What happened in the stairwell‚ where he couldn’t deal with Quinton de Kock’s retaliation‚ crass and unfair though it reportedly was‚ should have seen both of them banned.

What happened at St George’s Park‚ where spectators wore face masks demeaning Warner’s partner‚ proved it takes an idiot to know an idiot.

3) Al-Jazeera and all that

The integrity of 15 matches played mostly by England‚ Australia and Pakistan in 2011 and 2012 was impaired by 24 instances of spot-fixing‚ the network claimed and detailed in October.

Cue outrage in cricket. Not because there was evidence that corruption was rampant but because an organisation from outside cricket had said so.
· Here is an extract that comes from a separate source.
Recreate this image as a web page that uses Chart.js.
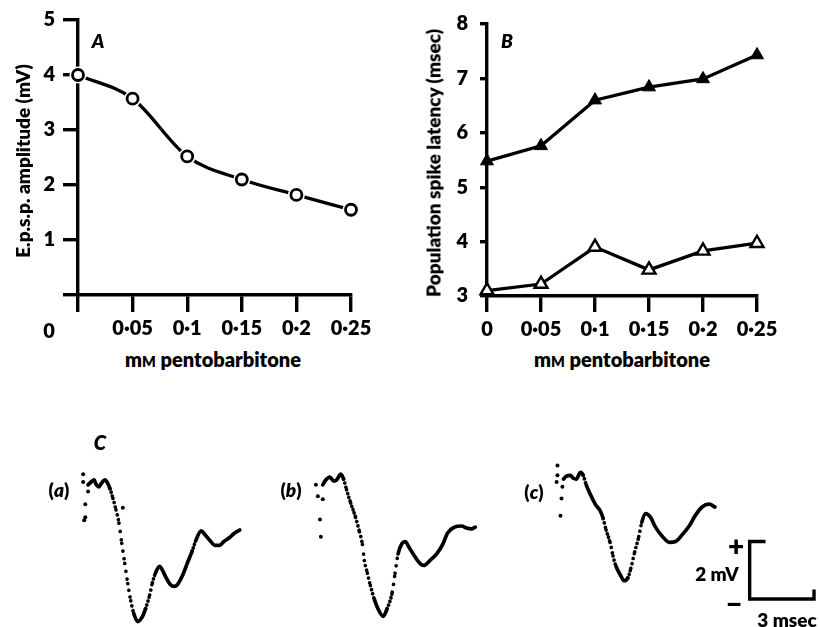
<!DOCTYPE html>
<html><head><meta charset="utf-8">
<script src="https://cdn.jsdelivr.net/npm/chart.js@4/dist/chart.umd.min.js"></script>
<style>
html,body{margin:0;padding:0;background:#fff;}
#wrap{position:relative;width:820px;height:627px;overflow:hidden;font-family:Lato,'Open Sans',sans-serif;font-weight:800;color:#000;}
canvas{position:absolute;}
.t{position:absolute;white-space:nowrap;line-height:1;transform:translate(-50%,-50%);}
.rot{transform:translate(-50%,-50%) rotate(-90deg);}
.it{font-style:italic;}
.sc{font-size:0.72em;}
</style></head><body><div id="wrap">
<canvas id="chartA" width="410" height="345" style="left:0;top:0"></canvas>
<canvas id="chartB" width="410" height="345" style="left:410px;top:0"></canvas>
<canvas id="chartC" width="820" height="197" style="left:0;top:430px"></canvas>

<div class="t rot" style="left:22px;top:161px;font-size:19px">E.p.s.p. amplitude (mV)</div>
<div class="t rot" style="left:433px;top:163px;font-size:19px">Population spike latency (msec)</div>
<div class="t" style="left:213px;top:359px;font-size:20px">m<span class="sc">M</span> pentobarbitone</div>
<div class="t" style="left:622px;top:359px;font-size:20px">m<span class="sc">M</span> pentobarbitone</div>
<div class="t" style="left:49px;top:330px;font-size:20px">0</div>
<div class="t it" style="left:98px;top:40px;font-size:19px">A</div>
<div class="t it" style="left:507px;top:40px;font-size:19px">B</div>
<div class="t it" style="left:100px;top:442px;font-size:20px">C</div>
<div class="t" style="left:59px;top:489px;font-size:19px">(<span class="it">a</span>)</div>
<div class="t" style="left:291px;top:489px;font-size:19px">(<span class="it">b</span>)</div>
<div class="t" style="left:534px;top:491px;font-size:19px">(<span class="it">c</span>)</div>
<div class="t" style="left:736px;top:545px;font-size:28px">+</div>
<div class="t" style="left:717px;top:573px;font-size:19px">2 mV</div>
<div class="t" style="left:734px;top:603px;font-size:28px">−</div>
<div class="t" style="left:787px;top:619px;font-size:19px">3 msec</div>
</div>
<script>
// ---------- data ----------
const concentrations = [0, 0.05, 0.1, 0.15, 0.2, 0.25];
const xTickLabels = ['0', '0·05', '0·1', '0·15', '0·2', '0·25'];
const epspAmplitude = [4.0, 3.57, 2.52, 2.1, 1.82, 1.55];
const latencyFilled = [5.48, 5.76, 6.6, 6.84, 6.99, 7.43];
const latencyOpen = [3.1, 3.22, 3.9, 3.48, 3.83, 3.97];
const yTicksA = [0, 1, 2, 3, 4, 5];
const yTicksB = [3, 4, 5, 6, 7, 8];

// traces (time in msec from stimulus, voltage in mV from baseline)
const traceA_t = [0.18,0.32,0.46,0.55,0.69,0.78,0.97,1.06,1.20,1.34,1.48,1.62,1.75,1.89,2.03,2.17,2.31,2.49,2.72,2.86,3.05,3.18,3.32,3.51,3.65,3.78,4.02,4.20,4.34,4.57,4.80,5.03,5.22,5.45,5.63,5.86,6.09,6.32,6.51,6.78,6.97,7.25];
const traceA_v = [0.00,0.10,0.17,0.03,-0.07,0.03,0.17,0.10,-0.13,-0.47,-0.87,-1.33,-2.03,-2.73,-3.43,-4.03,-4.47,-4.75,-4.57,-4.30,-3.83,-3.40,-3.07,-2.83,-2.97,-3.17,-3.47,-3.53,-3.47,-3.17,-2.73,-2.30,-1.90,-1.60,-1.73,-1.93,-2.10,-2.10,-1.97,-1.83,-1.70,-1.57];
const traceB_t = [0.18,0.32,0.51,0.69,0.83,1.02,1.15,1.29,1.48,1.71,1.89,2.03,2.12,2.26,2.40,2.58,2.77,3.00,3.18,3.42,3.55,3.69,3.88,4.02,4.20,4.48,4.71,4.89,5.17,5.49,5.77,6.00,6.32,6.65,6.88,7.11,7.29];
const traceB_v = [0.00,0.17,0.27,0.13,0.17,0.37,0.20,-0.17,-0.63,-1.13,-1.63,-2.07,-2.63,-3.07,-3.50,-3.97,-4.33,-4.57,-4.30,-3.73,-3.07,-2.40,-2.03,-1.97,-2.17,-2.50,-2.73,-2.80,-2.63,-2.40,-2.07,-1.67,-1.47,-1.43,-1.50,-1.53,-1.47];
const traceC_t = [0.23,0.37,0.55,0.69,0.83,1.02,1.15,1.29,1.48,1.71,1.94,2.08,2.22,2.40,2.54,2.68,2.91,3.05,3.23,3.37,3.55,3.74,3.88,4.06,4.29,4.52,4.85,5.17,5.45,5.77,6.09,6.37,6.69,7.02,7.29];
const traceC_v = [0.20,0.30,0.33,0.23,0.20,0.43,0.33,0.00,-0.33,-0.67,-0.90,-1.17,-1.57,-2.00,-2.47,-2.83,-3.17,-3.33,-3.23,-2.90,-2.33,-1.80,-1.30,-1.00,-1.13,-1.47,-1.80,-2.00,-1.97,-1.73,-1.43,-1.07,-0.77,-0.67,-0.77];
// stimulus artefact dots
const artA_t = [-0.05,-0.05,0.18,0.05,0.05,0.00,1.80];
const artA_v = [0.37,0.10,-0.23,-0.67,-1.13,-1.23,-0.80];
const artB_t = [-0.14,-0.05,0.18,0.05,0.09];
const artB_v = [0.00,-0.40,-0.50,-1.20,-1.80];
const artC_t = [-0.05,-0.05,-0.09,0.18,0.14,0.09];
const artC_v = [0.67,0.33,0.10,-0.07,-0.47,-1.07];
// calibration bar
const scaleBarMs = 3, scaleBarMv = 2;

// ---------- helpers ----------
const pts = (xs, ys) => xs.map((x, i) => ({x, y: ys[i]}));
const BLACK = '#000';
const tickFont = {family: 'Lato', size: 20, weight: '800'};
Chart.defaults.font.family = 'Lato';
Chart.defaults.animation = false;
Chart.defaults.plugins.legend.display = false;
Chart.defaults.plugins.tooltip.enabled = false;
Chart.defaults.events = [];

function axisX(yLen) {
  return {
    type: 'linear', min: 0, max: 0.25,
    afterBuildTicks: s => { s.ticks = concentrations.map(v => ({value: v})); },
    grid: {drawOnChartArea: false, tickLength: yLen, lineWidth: 3.4, color: BLACK},
    border: {width: 3.4, color: BLACK}
  };
}

function build() {
  // ---------- Panel A ----------
  const xa = axisX(17);
  xa.afterFit = s => { s.height = 50; };
  xa.ticks = {callback: (v, i) => i === 0 ? '' : xTickLabels[i], font: tickFont, color: BLACK, padding: 5, maxRotation: 0, autoSkip: false};
  new Chart(document.getElementById('chartA'), {
    type: 'line',
    data: {datasets: [
      {data: pts(concentrations, epspAmplitude), showLine: false, pointRadius: 5.5, pointBorderWidth: 2.8, pointBackgroundColor: '#fff', pointBorderColor: BLACK, clip: false},
      {data: pts(concentrations, epspAmplitude), showLine: false, pointRadius: 8.5, pointBorderWidth: 0, pointBackgroundColor: '#fff', pointBorderColor: '#fff', clip: false},
      {data: pts(concentrations, epspAmplitude), borderColor: BLACK, borderWidth: 3.3, pointRadius: 0, cubicInterpolationMode: 'monotone', clip: false}
    ]},
    options: {
      responsive: false,
      layout: {padding: {left: 0, top: 19, right: 59, bottom: 0}},
      scales: {
        x: xa,
        y: {min: 0, max: 5,
          afterBuildTicks: s => { s.ticks = yTicksA.map(v => ({value: v})); },
          afterFit: s => { s.width = 78; },
          ticks: {callback: v => v === 0 ? '' : String(v), font: tickFont, color: BLACK, padding: 8},
          grid: {drawOnChartArea: false, tickLength: 15, lineWidth: 3.4, color: BLACK},
          border: {width: 3.4, color: BLACK}}
      }
    }
  });

  // ---------- Panel B ----------
  const xb = axisX(16);
  xb.afterFit = s => { s.height = 49; };
  xb.ticks = {callback: (v, i) => xTickLabels[i], font: tickFont, color: BLACK, padding: 6, maxRotation: 0, autoSkip: false};
  new Chart(document.getElementById('chartB'), {
    type: 'line',
    data: {datasets: [
      {data: pts(concentrations, latencyFilled), borderColor: BLACK, borderWidth: 3.3, tension: 0, pointStyle: 'triangle', pointRadius: 7.5, pointBorderWidth: 1, pointBackgroundColor: BLACK, pointBorderColor: BLACK, clip: false},
      {data: pts(concentrations, latencyOpen), borderColor: BLACK, borderWidth: 3.3, tension: 0, pointStyle: 'triangle', pointRadius: 7.5, pointBorderWidth: 2.4, pointBackgroundColor: '#fff', pointBorderColor: BLACK, clip: false}
    ]},
    options: {
      responsive: false,
      layout: {padding: {left: 0, top: 19, right: 63, bottom: 0}},
      scales: {
        x: xb,
        y: {min: 3, max: 8,
          afterBuildTicks: s => { s.ticks = yTicksB.map(v => ({value: v})); },
          afterFit: s => { s.width = 77; },
          ticks: {callback: v => String(v), font: tickFont, color: BLACK, padding: 12},
          grid: {drawOnChartArea: false, tickLength: 7, lineWidth: 3.4, color: BLACK},
          border: {width: 3.4, color: BLACK}}
      }
    }
  });

  // ---------- Panel C ----------
  const PX_PER_MS = 65 / 3, PX_PER_MV = 30;
  const C_W = 820, C_H = 197, C_TOP = 430, BASE_PY = 483;
  const originPx = {xa: 81, xb: 318, xc: 560};
  const xr = k => ({type: 'linear', display: false, min: -originPx[k] / PX_PER_MS, max: (C_W - originPx[k]) / PX_PER_MS});
  const DOT_PITCH = 1.15;
  const dotted = ctx => {
    const dx = ctx.p1.x - ctx.p0.x, dy = ctx.p1.y - ctx.p0.y;
    const gap = DOT_PITCH * Math.sqrt(1 + (dy * dy) / Math.max(dx * dx, 0.01));
    return gap > 3.4 ? [0.001, gap] : undefined;
  };
  const trace = (t, v, ax) => ({data: pts(t, v), xAxisID: ax, yAxisID: 'y', borderColor: BLACK, borderWidth: 3.7,
    borderCapStyle: 'round', borderJoinStyle: 'round', pointRadius: 0, cubicInterpolationMode: 'monotone', clip: false,
    segment: {borderDash: dotted}});
  const art = (t, v, ax) => ({data: pts(t, v), xAxisID: ax, yAxisID: 'y', showLine: false, pointRadius: 2, pointBorderWidth: 0, pointBackgroundColor: BLACK, clip: false});
  // calibration bar path, built from the calibration values
  const barT0 = (753 - originPx.xc) / PX_PER_MS, barV0 = (BASE_PY - 542) / PX_PER_MV;
  const barPath = [
    {x: barT0 + 0.74, y: barV0}, {x: barT0, y: barV0}, {x: barT0, y: barV0 - scaleBarMv},
    {x: barT0 + scaleBarMs, y: barV0 - scaleBarMv}, {x: barT0 + scaleBarMs, y: barV0 - scaleBarMv + 0.33}
  ];
  new Chart(document.getElementById('chartC'), {
    type: 'line',
    data: {datasets: [
      trace(traceA_t, traceA_v, 'xa'), art(artA_t, artA_v, 'xa'),
      trace(traceB_t, traceB_v, 'xb'), art(artB_t, artB_v, 'xb'),
      trace(traceC_t, traceC_v, 'xc'), art(artC_t, artC_v, 'xc'),
      {data: barPath, xAxisID: 'xc', yAxisID: 'y', borderColor: BLACK, borderWidth: 3.4, tension: 0, pointRadius: 0, borderJoinStyle: 'miter', borderCapStyle: 'butt', clip: false}
    ]},
    options: {
      responsive: false,
      layout: {padding: 0},
      scales: {
        xa: xr('xa'), xb: xr('xb'), xc: xr('xc'),
        y: {type: 'linear', display: false, min: -(C_TOP + C_H - BASE_PY) / PX_PER_MV, max: (BASE_PY - C_TOP) / PX_PER_MV}
      }
    }
  });
}

if (document.fonts && document.fonts.load) {
  Promise.all([document.fonts.load('800 20px Lato'), document.fonts.load('italic 800 20px Lato')]).then(build, build);
} else build();
</script>
</body></html>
The International Cricket Council fussed and fumed about Al-Jazeera’s refusal to cooperate with the suits’ investigations.

Journalism 101 — if you reveal your sources‚ why would anyone who has sensitive information talk to you? And administering 101 — if you run the game properly fixers won’t find it this easy to infiltrate the dressingroom.

The mainstream cricket media made miffed noises about the way Al-Jazeera had prevented their story. Pissed off you didn’t get there first‚ né?

The fans said … Hello? Fans? Not a peep. Perhaps they were busy placing a bet when the documentary was broadcast.

Fixing has and always be part of cricket. We can either live with that get on with watching professional wrestling in pads‚ or aim to change the reality.

That means making match venues WIFI-free zones‚ eradicating online ball-by-ball scoring platforms‚ not taking betting shops’ money for advertising and sponsorships‚ banning gambling on cricket‚ and throwing the guilty out of the game forever for a first offence‚ no matter how apparently trifling.

What are the odds on any of that happening?

4) When clever people do stupid things

“I don’t think you should live in India‚ go and live somewhere else. Why are you living in our country and loving other countries?

"I don’t mind you not liking me‚ but I don’t think you should live in our country and like other things. Get your priorities right.”

That was Virat Kohli’s response‚ which he posted in a video on social media‚ to a tweet‚ which‚ helpfully‚ he read before issuing the above: “[Kohli is an] overrated batsman and personally I see nothing special in his batting.

"I enjoy watching English and Australian batsmen more than these Indians.”

Why does Kohli confuse sport with patriotism? Who is he to tell anyone where to live? Priorities? Clearly his are dangerously confused.

This kind of quasi-fascism should earn someone as influential as Kohli — he has 27-7-million Twitter followers — a visit from the police. Is he trying to engineer someone’s death?

You’re an intelligent person‚ Mr Kohli. Don’t be an idiot. Cricket has enough of those already.